Collected data entries

- - - - - - -

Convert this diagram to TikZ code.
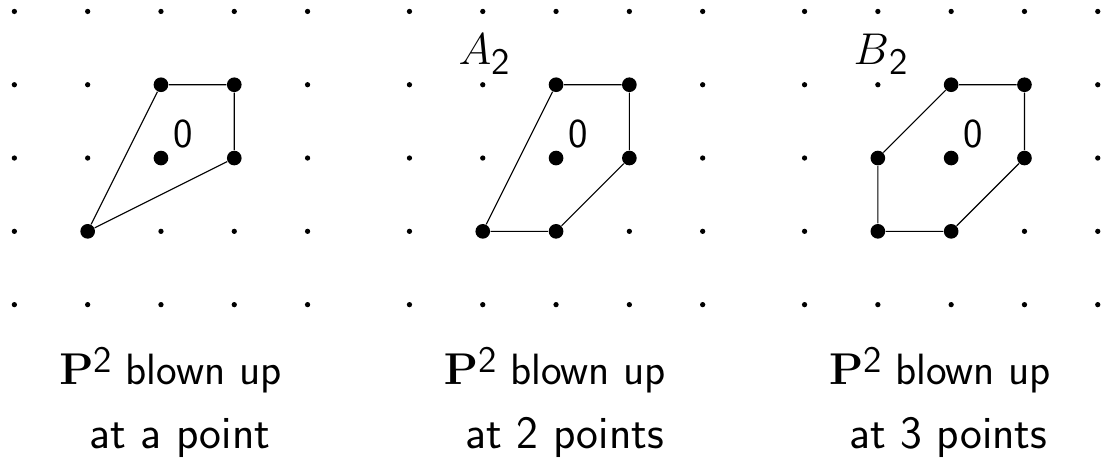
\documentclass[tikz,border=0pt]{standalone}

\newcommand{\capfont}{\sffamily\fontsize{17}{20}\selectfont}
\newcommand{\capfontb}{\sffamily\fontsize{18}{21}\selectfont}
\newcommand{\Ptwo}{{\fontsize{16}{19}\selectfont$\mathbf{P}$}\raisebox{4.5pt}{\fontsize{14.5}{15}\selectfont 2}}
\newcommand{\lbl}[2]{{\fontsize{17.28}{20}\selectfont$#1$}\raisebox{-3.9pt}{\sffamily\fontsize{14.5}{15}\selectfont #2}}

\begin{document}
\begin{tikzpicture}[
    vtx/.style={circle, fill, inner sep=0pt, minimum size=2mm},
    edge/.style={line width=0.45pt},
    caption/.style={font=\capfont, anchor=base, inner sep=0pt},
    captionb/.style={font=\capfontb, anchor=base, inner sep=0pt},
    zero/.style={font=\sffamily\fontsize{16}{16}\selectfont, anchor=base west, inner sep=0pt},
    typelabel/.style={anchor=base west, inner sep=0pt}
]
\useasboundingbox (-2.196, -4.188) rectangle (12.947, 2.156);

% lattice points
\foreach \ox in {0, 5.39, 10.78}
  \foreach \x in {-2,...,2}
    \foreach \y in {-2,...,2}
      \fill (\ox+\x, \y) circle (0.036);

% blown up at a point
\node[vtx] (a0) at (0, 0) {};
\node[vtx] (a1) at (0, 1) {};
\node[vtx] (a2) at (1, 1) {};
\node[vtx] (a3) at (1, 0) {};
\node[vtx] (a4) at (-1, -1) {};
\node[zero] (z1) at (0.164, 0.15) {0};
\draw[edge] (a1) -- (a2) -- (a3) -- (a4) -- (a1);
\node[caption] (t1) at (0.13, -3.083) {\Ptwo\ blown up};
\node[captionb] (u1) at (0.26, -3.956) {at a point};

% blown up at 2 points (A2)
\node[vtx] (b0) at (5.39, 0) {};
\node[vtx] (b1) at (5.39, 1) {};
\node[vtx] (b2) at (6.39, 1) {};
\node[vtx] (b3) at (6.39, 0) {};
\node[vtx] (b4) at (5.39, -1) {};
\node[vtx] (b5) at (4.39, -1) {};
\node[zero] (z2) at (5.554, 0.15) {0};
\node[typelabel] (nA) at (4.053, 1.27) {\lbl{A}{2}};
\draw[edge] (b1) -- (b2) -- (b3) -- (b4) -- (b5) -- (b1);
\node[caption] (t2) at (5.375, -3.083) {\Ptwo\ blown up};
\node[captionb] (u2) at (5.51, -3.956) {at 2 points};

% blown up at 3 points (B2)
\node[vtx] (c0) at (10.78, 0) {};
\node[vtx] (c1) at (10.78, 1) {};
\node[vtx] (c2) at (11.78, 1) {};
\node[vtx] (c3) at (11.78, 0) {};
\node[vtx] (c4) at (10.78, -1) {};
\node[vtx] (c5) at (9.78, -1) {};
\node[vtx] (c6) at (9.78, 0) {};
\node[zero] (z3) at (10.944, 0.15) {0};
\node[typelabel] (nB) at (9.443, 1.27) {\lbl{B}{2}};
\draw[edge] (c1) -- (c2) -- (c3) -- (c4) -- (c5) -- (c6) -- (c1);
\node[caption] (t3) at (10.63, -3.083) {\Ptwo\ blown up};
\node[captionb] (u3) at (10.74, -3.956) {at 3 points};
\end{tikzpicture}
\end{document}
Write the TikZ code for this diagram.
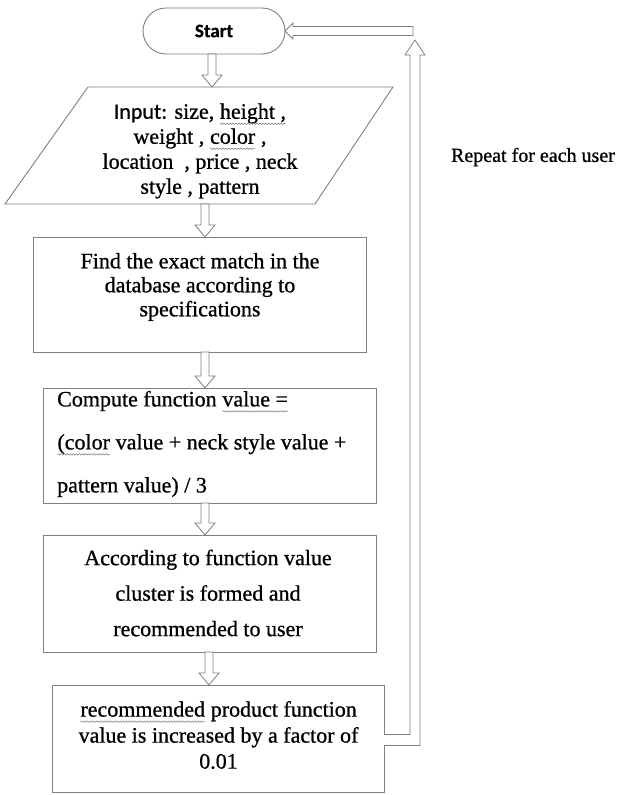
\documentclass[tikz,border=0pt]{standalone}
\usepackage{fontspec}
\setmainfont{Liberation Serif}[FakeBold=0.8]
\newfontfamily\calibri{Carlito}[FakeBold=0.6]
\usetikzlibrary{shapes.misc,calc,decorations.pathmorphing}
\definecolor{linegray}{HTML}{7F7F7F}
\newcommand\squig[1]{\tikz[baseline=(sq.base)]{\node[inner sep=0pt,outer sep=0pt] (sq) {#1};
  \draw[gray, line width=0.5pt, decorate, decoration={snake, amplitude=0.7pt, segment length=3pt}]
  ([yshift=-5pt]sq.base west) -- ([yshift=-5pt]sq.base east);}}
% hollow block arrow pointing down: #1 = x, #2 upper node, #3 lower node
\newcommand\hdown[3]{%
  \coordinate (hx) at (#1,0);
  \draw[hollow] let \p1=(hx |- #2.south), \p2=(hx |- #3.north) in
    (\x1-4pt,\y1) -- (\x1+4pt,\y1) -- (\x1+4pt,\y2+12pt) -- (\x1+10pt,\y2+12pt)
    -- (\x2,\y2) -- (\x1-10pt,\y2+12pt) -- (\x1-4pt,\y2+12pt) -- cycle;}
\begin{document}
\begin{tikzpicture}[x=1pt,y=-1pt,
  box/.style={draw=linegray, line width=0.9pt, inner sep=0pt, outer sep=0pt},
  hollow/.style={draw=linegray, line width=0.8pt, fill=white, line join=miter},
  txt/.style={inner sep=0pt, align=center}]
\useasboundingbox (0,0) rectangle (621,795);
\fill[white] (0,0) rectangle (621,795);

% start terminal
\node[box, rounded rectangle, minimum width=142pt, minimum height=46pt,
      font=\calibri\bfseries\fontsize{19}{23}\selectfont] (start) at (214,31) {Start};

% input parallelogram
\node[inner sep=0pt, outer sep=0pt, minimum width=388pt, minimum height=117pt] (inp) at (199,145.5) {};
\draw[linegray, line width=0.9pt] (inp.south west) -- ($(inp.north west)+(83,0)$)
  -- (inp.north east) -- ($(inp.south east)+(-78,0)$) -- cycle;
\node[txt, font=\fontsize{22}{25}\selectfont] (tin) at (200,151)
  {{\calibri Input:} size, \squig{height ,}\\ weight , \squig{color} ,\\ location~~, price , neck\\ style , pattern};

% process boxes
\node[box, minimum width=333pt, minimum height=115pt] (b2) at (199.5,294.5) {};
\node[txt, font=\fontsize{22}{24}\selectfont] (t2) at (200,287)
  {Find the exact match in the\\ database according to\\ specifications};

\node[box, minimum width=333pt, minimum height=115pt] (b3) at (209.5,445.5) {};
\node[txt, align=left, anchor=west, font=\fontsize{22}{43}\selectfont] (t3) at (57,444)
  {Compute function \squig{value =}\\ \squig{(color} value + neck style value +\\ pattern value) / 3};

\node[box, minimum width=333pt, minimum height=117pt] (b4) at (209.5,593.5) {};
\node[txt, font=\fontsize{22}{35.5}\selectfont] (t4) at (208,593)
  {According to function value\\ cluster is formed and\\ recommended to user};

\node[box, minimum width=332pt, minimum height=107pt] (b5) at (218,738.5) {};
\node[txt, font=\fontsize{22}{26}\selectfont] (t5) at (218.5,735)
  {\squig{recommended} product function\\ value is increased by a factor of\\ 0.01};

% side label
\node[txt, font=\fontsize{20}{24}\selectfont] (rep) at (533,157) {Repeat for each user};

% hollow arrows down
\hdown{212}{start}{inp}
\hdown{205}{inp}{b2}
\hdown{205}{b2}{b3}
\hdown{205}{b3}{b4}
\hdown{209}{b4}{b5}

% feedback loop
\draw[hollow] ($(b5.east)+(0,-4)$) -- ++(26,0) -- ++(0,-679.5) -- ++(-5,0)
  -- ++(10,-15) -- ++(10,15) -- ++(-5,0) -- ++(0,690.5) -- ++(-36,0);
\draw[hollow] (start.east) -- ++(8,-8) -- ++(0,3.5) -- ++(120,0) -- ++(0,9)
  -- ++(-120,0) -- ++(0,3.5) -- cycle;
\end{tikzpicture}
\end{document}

- - - - - - -

=== AIM ===
Please reproduce the listing exactly from its opening line through the line that contains "(\ox+\x, \y) circle (0.036);", both included, with all pictures omitted.

=== REPLY TO THE EXERCISE ===
Convert this diagram to TikZ code.
\documentclass[tikz,border=0pt]{standalone}

\newcommand{\capfont}{\sffamily\fontsize{17}{20}\selectfont}
\newcommand{\capfontb}{\sffamily\fontsize{18}{21}\selectfont}
\newcommand{\Ptwo}{{\fontsize{16}{19}\selectfont$\mathbf{P}$}\raisebox{4.5pt}{\fontsize{14.5}{15}\selectfont 2}}
\newcommand{\lbl}[2]{{\fontsize{17.28}{20}\selectfont$#1$}\raisebox{-3.9pt}{\sffamily\fontsize{14.5}{15}\selectfont #2}}

\begin{document}
\begin{tikzpicture}[
    vtx/.style={circle, fill, inner sep=0pt, minimum size=2mm},
    edge/.style={line width=0.45pt},
    caption/.style={font=\capfont, anchor=base, inner sep=0pt},
    captionb/.style={font=\capfontb, anchor=base, inner sep=0pt},
    zero/.style={font=\sffamily\fontsize{16}{16}\selectfont, anchor=base west, inner sep=0pt},
    typelabel/.style={anchor=base west, inner sep=0pt}
]
\useasboundingbox (-2.196, -4.188) rectangle (12.947, 2.156);

% lattice points
\foreach \ox in {0, 5.39, 10.78}
  \foreach \x in {-2,...,2}
    \foreach \y in {-2,...,2}
      \fill (\ox+\x, \y) circle (0.036);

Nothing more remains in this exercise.